Other points in the California textbook framework clearly promote a blinkered view of Islam. They include the following:
3. Explain the significance of the Qur'an and the Sunnah as the primary sources of Islamic beliefs, practice, and law, and their influence in Muslims' daily life.
4. Discuss the expansion of Muslim rule through military conquests and treaties, emphasizing the cultural blending within Muslim civilization and the spread and acceptance of Islam and the Arabic language.
These conceptions are anything but neutral. They falsely imply that all Muslims, in their "daily life," follow identical religious rules. In addition, while many Muslim societies have included significant religious minorities and featured cultural exchanges between Islamic rulers and their non-Muslim subjects, "cultural blending within Muslim civilization" is an overly benevolent way of describing that history, to the point of being fictional except in isolated and obscure instances.
Finally, the advance of Islam did not imply the unqualified "spread" of Arabic--witness the vigorous development of Muslim cultures in the Persian, Turkish, Balkan, South Asian, and Southeast Asian languages. California schooling reaffirms what Texas instruction implicitly undermines: the false stereotype that Islam is simply the "Arab" religion. Further along in the California framework, a discussion of West Africa asks that instructional materials "trace the growth of the Arabic language in government, trade, and Islamic scholarship in West Africa" although in that region as well, Arabic has never replaced local languages as a primary means of communication.
Islam is treated as an entirely benign phenomenon in California guidelines, and may well remain so in textbooks reflecting the new framework. This was, to a degree, predictable. California has been the state most susceptible to Islamist interference in education. The 2005 History-Social Science Framework for California Public Schools, issued by the California Department of Education and re-posted by the state authorities on June 5, 2009, incorporates a 1995 statement of principles on "Religious Liberty, Public Education, and the Future of American Democracy" to which a questionable entity, the Council on Islamic Education (CIE), gave its endorsement. CIE was founded in 1990 by Shabbir Mansuri, an Indian-born Muslim, and was renamed the Institute on Religion and Civic Values (IRCV) in 2006. It is located in Fountain Valley, California.

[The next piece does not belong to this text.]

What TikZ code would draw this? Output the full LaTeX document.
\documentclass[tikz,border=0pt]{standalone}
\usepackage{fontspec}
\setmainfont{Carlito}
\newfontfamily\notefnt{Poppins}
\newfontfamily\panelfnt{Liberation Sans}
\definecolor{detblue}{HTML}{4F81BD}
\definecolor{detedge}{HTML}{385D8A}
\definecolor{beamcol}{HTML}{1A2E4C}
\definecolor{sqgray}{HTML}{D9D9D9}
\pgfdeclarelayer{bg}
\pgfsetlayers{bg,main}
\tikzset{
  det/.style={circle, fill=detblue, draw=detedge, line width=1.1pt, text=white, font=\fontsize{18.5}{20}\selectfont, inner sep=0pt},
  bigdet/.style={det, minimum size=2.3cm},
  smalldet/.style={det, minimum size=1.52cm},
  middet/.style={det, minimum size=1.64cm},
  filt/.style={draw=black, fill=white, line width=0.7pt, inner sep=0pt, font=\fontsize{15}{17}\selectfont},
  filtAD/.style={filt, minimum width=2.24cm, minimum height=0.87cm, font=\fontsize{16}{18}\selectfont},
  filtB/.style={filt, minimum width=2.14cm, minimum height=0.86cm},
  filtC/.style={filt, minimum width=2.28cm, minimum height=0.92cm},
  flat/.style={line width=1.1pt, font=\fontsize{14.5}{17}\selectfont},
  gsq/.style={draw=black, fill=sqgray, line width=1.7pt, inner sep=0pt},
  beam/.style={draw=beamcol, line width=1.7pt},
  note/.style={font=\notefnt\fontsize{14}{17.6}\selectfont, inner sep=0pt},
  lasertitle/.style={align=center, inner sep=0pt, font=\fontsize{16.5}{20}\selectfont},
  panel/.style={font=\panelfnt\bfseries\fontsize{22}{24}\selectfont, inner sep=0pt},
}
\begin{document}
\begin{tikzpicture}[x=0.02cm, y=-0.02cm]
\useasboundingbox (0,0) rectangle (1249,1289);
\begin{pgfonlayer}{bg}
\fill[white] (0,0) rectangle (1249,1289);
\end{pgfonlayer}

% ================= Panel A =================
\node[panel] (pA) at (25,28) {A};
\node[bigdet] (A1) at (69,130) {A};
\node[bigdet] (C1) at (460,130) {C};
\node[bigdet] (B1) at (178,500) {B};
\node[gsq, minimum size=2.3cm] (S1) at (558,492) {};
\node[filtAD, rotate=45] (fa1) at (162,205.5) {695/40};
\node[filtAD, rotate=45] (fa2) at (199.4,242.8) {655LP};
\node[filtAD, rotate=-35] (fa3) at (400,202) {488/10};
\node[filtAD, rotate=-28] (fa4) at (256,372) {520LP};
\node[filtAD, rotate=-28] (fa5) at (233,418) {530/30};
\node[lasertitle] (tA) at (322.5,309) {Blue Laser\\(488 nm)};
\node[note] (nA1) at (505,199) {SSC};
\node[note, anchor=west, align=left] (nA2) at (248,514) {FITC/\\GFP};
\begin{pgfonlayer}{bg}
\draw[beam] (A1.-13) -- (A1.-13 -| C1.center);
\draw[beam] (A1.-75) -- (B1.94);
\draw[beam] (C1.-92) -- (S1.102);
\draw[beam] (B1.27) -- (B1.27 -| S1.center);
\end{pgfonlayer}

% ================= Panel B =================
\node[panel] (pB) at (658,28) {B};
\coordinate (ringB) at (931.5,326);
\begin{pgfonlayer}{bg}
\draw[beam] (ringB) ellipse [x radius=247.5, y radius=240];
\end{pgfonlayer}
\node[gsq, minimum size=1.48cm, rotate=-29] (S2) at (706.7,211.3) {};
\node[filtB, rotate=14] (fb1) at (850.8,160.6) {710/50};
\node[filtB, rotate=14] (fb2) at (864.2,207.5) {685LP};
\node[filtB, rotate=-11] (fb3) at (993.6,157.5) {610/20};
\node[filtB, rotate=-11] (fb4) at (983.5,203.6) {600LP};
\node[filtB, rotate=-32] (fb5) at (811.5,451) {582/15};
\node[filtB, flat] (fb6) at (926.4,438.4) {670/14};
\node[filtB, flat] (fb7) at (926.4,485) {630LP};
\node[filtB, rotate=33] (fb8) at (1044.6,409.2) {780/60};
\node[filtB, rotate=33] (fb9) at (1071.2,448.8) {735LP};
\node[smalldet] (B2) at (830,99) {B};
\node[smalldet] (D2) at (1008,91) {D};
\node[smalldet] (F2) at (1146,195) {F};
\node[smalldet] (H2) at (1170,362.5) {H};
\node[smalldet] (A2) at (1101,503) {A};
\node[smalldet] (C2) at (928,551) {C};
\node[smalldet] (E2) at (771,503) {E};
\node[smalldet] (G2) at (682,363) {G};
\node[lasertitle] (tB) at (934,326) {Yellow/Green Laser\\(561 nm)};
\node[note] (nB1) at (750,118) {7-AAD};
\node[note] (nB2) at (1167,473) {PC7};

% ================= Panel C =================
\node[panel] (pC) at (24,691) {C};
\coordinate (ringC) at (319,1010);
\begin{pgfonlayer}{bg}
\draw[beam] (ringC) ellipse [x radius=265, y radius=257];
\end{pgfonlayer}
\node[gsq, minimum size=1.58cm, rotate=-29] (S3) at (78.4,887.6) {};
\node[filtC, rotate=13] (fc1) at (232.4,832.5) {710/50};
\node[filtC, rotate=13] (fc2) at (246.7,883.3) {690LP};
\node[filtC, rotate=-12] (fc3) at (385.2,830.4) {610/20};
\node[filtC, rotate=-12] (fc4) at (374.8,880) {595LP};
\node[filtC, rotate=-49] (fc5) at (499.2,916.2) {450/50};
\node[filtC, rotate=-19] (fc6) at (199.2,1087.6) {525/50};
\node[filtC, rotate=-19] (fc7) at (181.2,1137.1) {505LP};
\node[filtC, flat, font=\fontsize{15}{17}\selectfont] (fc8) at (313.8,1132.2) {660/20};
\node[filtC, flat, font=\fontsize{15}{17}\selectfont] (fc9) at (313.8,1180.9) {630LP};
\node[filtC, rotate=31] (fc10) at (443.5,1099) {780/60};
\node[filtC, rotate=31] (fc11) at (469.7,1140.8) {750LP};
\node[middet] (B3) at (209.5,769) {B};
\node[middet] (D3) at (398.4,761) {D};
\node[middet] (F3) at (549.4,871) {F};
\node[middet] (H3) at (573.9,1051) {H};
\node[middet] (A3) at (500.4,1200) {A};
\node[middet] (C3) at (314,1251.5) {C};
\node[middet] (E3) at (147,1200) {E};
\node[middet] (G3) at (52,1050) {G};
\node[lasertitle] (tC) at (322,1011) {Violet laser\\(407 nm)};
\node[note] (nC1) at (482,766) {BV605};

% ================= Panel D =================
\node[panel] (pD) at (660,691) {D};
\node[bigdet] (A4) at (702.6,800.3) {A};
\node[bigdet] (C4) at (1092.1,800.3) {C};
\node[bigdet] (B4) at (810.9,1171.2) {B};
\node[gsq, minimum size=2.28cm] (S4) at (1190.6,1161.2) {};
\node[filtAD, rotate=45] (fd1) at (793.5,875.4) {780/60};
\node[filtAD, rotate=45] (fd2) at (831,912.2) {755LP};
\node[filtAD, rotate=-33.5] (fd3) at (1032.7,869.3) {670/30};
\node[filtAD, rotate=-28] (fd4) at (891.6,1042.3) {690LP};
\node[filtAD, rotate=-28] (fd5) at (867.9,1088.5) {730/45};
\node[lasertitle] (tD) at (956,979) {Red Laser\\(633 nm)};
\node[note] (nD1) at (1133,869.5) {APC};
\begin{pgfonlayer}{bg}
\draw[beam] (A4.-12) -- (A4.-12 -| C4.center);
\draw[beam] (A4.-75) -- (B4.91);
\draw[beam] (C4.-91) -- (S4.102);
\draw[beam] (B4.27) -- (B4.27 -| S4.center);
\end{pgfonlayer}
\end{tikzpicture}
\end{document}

The transformation of CIE into IRCV followed criticism of the organization by education expert Diane Ravitch in her 2003 volume The Language Police. Ravitch accused CIE of improperly influencing the textbook publishers Glencoe, Houghton Mifflin, and Prentice Hall by "review[ing] their Islamic content" in a manner that "may account for the similarity of their material on Islam as well as their omission of anything that would enable students to understand conflicts between Islamic fundamentalism and Western liberalism." The same 2005 California framework cites a 1988 document, "Religion in the Public School Curriculum, Questions and Answers," developed with the participation of the Islamic Society of North America, an organization that since 9/11 has come under considerable scrutiny for its association with Saudi fundamentalism.
Americans, especially young Americans, need accurate information about Islam, as well as other aspects of global affairs. The more critical attitudes introduced in Texas and Florida will doubtless elicit dissatisfaction from Islamists. But Texas and Florida are wise to teach students about crucial past and present interactions between Muslims and non-Muslims, including conflicts between them and even among Muslims. California treats Islam as just one more hue in the multicultural rainbow. The country's educators would do better to follow the new, sensible, and critical path blazed by the Lone Star State, which is intelligently tackling the issues of Islamic fundamentalism and terrorism, than to continue the habits still prevalent in an intellectually as well as fiscally weakened California.